The end result, enriched by some imaginative art work by the Nature team, was published a couple of weeks later on 16th October , and presents both the intellectual argument for open citation data, and the practical obstacles to be overcome in achieving the goal of a substantial corpus of such data, as well as giving a general description of the Open Citations Corpus itself and of the development work we have planned for it.
Because of the drastic editing required to reduce the original draft to about a quarter of its size, all material not crucial to the central theme had to be cut. I thus had the idea of developing the original draft subsequently into a full journal article that would include these additional themes, particularly Silvio’s work on the SPAR ontologies described in this Semantic Publishing Blog post , Tanya’s work on the CiTO Reference Annotation Tools described in this Semantic Publishing Blog post, and a wonderful analogy between the scholarly citation network and Venice devised by Silvio. I also wanted to give authorship credit to Alex Dutton, who had undertaken almost all of the original software development work for the OCC. For this reason, instead of assigning copyright to Nature for the Comment piece, I gave them a license to publish, retaining copyright to myself so I could re-use the text. I am pleased to say that they accepted this without comment.

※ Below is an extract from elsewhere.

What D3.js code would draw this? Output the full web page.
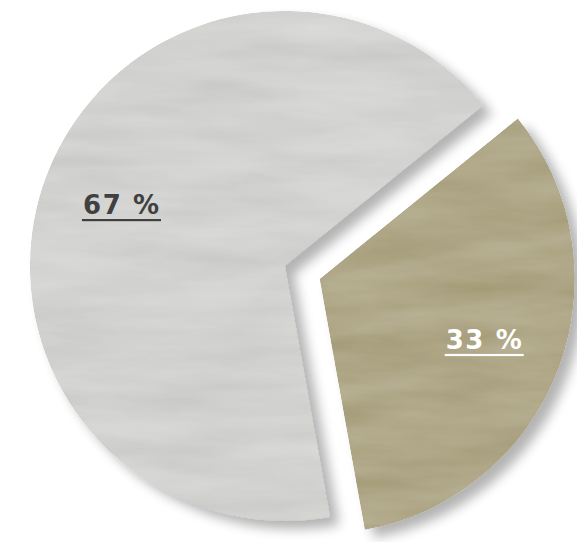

Silvio and I then set to work to develop the draft into a proper article. The result was a ten-thousand word paper submitted to the Journal of Documentation a week before Christmas . We await the referees’ comments!
 Shotton D. (2013). Open citations. Nature 502: 295–297. http://www.nature.com/news/publishing-open-citations-1.13937. doi:10.1038/502295a.
 Peroni S and Shotton D (2012). FaBiO and CiTO: ontologies for describing bibliographic resources and citations. Web Semantics: Science, Services and Agents on the World Wide Web. 17: 33-34. doi:10.1016/j.websem.2012.08.001.
 Silvio Peroni, Alexander Dutton, Tanya Gray, David Shotton (2015). Setting our bibliographic references free: towards open citation data. Journal of Documentation, 71 (2): 253-277. http://dx.doi.org/10.1108/JD-12-2013-0166; OA at http://speroni.web.cs.unibo.it/publications/peroni-2015-setting-bibliographic-references.pdf
This is the main article about OpenCitations, which includes several background information and the main ideas and works supporting the whole project, the Corpus, and some possible future developments in terms of new kinds of data to be included, e.g. citation functions.